Nobody Special says:

renovate the place

And while they are at it, install panels that make the place a radio dead spot. They can then advertise that cell phones don’t work in their theaters. And that will bring in quite a few people.

Note I am advocating the legal way of blocking phone calls. Until jamming is allowed, it shouldn’t be used. But nothing prevents places from using materials designed to block the signal in the first place. I would go to such a theater.

Raymond Bianco says:

The key to successful theaters will be...

focusing on the “human (customer) experience.” Period. As others have said here – comfortable seats, quality food and drink, convenient box office transactions, proper staffing, clean restrooms, well appointed public spaces and other “extras” or innovations.

All this talk of “just in time” changing of content is unfortunately ignorant of the market dynamics. Contracts are signed between studios and chains that require a certain amount of guaranteed play dates. Next, the marketing mix for movies is still an on-line off-line mix, with print advertising still reigning as a POWERFUL force in movie making decisions among consumers. Its a minimum of 2 weeks in advance to change the schedule at many chains. A theater can’t change its listing on movietickets.com or fandago.com on the fly.

While chains are getting more sophisticated from a management information system, the booking departments at chains are made up of only a few people who work regular business hours. There isn’t some NORAD like control room with people monitoring minute by minute revenue.

And finally, pushing “alternative content” is something for the equipment manufacturers. It has been tried and has failed more often than not. Want to see a concert – you go to a concert. Want to see a play – you go to a play. Want to see a movie – you go to a movie. Rarely do people want to gather to see another category of entertainment on a big screen. (I know there are exceptions – but championship wrestling will ultimately not pay off the fibre line media storage and DLP projection system).

It’s all about the experience –

Anonymous Coward says:

I went to the movie theater for the first time in 3 years during Christmas with my family. I sat through 20 minutes of previews. I then sat through 5 minutes of ads. Ads for Coke, and other products. I don’t *EVER* pay to see commercials. Finally the movie starts. The guy behind me talks on his phone constantly throughout the movie. The seat becomes uncomfortable after about 45 minutes (shortly after the movie actually starts).

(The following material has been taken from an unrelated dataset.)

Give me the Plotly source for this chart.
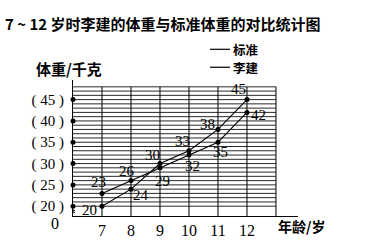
import plotly.graph_objects as go

ages = [7, 8, 9, 10, 11, 12]
lijian = [20, 24, 30, 33, 38, 45]
standard = [23, 26, 29, 32, 35, 42]
ytick_vals = [20, 25, 30, 35, 40, 45]
ytick_text = ["( 20 )", "( 25 )", "( 30 )", "( 35 )", "( 40 )", "( 45 )"]
legend_names = ["标准", "李建"]

# label offsets (px) for data labels
lj_off = [(-12, -4), (10, -6), (-7, 9), (-6, 10), (-10, 5), (-8, 11)]
st_off = [(-3, 11), (-4, 10), (3, -13), (4, -11), (3, -10), (12, -3)]

serif = "Liberation Serif, DejaVu Serif, serif"
cjk = "Noto Sans CJK SC, sans-serif"

L, R, T, B = 73, 72, 80, 27
W, H = 370, 251


def px2paper(px, py):
    return (px - L) / (W - L - R), 1 - (py - T) / (H - T - B)


fig = go.Figure()

for name, vals in [("标准", standard), ("李建", lijian)]:
    fig.add_trace(go.Scatter(
        x=ages, y=vals, mode="lines+markers", name=name,
        line=dict(color="black", width=1.1),
        marker=dict(color="black", size=5),
        showlegend=False, cliponaxis=False,
    ))

# dots on the y axis at tick values
fig.add_trace(go.Scatter(
    x=[6] * len(ytick_vals), y=ytick_vals, mode="markers",
    marker=dict(color="black", size=5), showlegend=False, cliponaxis=False,
))

shapes = []
for v in range(20, 49):
    shapes.append(dict(type="line", xref="x", yref="y", x0=6, x1=13, y0=v, y1=v,
                       line=dict(color="#111", width=0.9), layer="below"))
for a in range(7, 14):
    shapes.append(dict(type="line", xref="x", yref="y", x0=a, x1=a, y0=17.7, y1=48,
                       line=dict(color="#111", width=1.1), layer="below"))
# axis break zigzag
shapes.append(dict(type="path", xref="x", yref="y",
                   path="M 5.93 19.25 L 6.06 19.0 L 5.94 18.75 L 6.07 18.5",
                   line=dict(color="black", width=1)))

annotations = []
for vals, offs in [(lijian, lj_off), (standard, st_off)]:
    for a, v, (dx, dy) in zip(ages, vals, offs):
        annotations.append(dict(x=a, y=v, xref="x", yref="y", text=str(v),
                                showarrow=False, xshift=dx, yshift=dy,
                                font=dict(family=serif, size=15, color="black")))


def paper_text(px, py, text, size, family, anchor="left"):
    x, y = px2paper(px, py)
    return dict(x=x, y=y, xref="paper", yref="paper", text=text, showarrow=False,
                xanchor=anchor, yanchor="middle",
                font=dict(family=family, size=size, color="black"))


annotations += [
    paper_text(3, 20, "<b>7 ~ 12 岁时李建的体重与标准体重的对比统计图</b>", 15, cjk),
    paper_text(34, 68, "<b>体重/千克</b>", 15, cjk),
    paper_text(276, 235, "<b>年龄/岁</b>", 14, cjk),
    paper_text(55, 232, "0", 16, serif, "center"),
]

# legend: short line + label
for i, (name, py) in enumerate(zip(legend_names, [47.5, 66.5])):
    x0, y0 = px2paper(210, py)
    x1, _ = px2paper(230, py)
    shapes.append(dict(type="line", xref="paper", yref="paper", x0=x0, x1=x1,
                       y0=y0, y1=y0, line=dict(color="black", width=1.2)))
    annotations.append(paper_text(231, py, "<b>" + name + "</b>", 12.5, cjk))

fig.update_layout(
    width=W, height=H,
    margin=dict(l=L, r=R, t=T, b=B),
    paper_bgcolor="white", plot_bgcolor="white",
    shapes=shapes, annotations=annotations,
    xaxis=dict(range=[6, 13.76], tickvals=ages, ticktext=[str(a) for a in ages],
               showgrid=False, zeroline=False, showline=True,
               linecolor="black", linewidth=1.2, ticks="", ticklen=0,
               tickfont=dict(family=serif, size=16, color="black")),
    yaxis=dict(range=[17.7, 49.6], tickvals=ytick_vals, ticktext=ytick_text,
               showgrid=False, zeroline=False, showline=True,
               linecolor="black", linewidth=1.2, ticks="", ticklen=0,
               ticklabelstandoff=5,
               tickfont=dict(family=serif, size=15, color="black")),
)

fig.write_html("out.html")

I stopped complaining about the expensive food and drinks years ago and just quit buying them………just like I’ve quit going to the movie theaters. I don’t really understand why anyone would want to go to a movie theater.

John (profile) says:

How are theaters losing money

How, exactly, are theaters losing money? Or are the owners complaining about losing the audience?
Granted, most of the $10 ticket price goes back to the studios, but theaters still charge $5 and $6 for popcorn, $3 for sodas, and $2 for a box of M&M’s.
Plus, these theaters are getting ad revenue by showing the same BMW commercial that I *literally* saw on “Home Improvement” on TBS the night before! I can understand how ad revenue supports free channels (even though TBS is a channel only available through a paid cable service), but why are theaters becoming “ad-supported” as they raise the price of tickets, food, and drink?
Commercials are NOT “pre-movie entertainment” like cartoons once were.

Malgwyn says:

The Horror, the HORROR!

Most of our local movie theatres and drive-ins were purchased by Indians (as from India). The immediate effect was that the experience of visiting became like being railed into a concentration camp. Our bags were searched by dour employees and our every move was watched by cctv cameras. Concessions became less like food; garbage bags of pre popped popcorn were unloaded into the popper rather than made fresh. Of course every batch was splorked with “butter flavored oil”

We are now bombarded with 15 fifteen minutes of advertisements that begin at the time listed for the movie, so if you come in early you get even more of them. Add to it the various anti piracy messages.

Then there are the cel phone ring tones, that will consistently detonate throughout the captivity.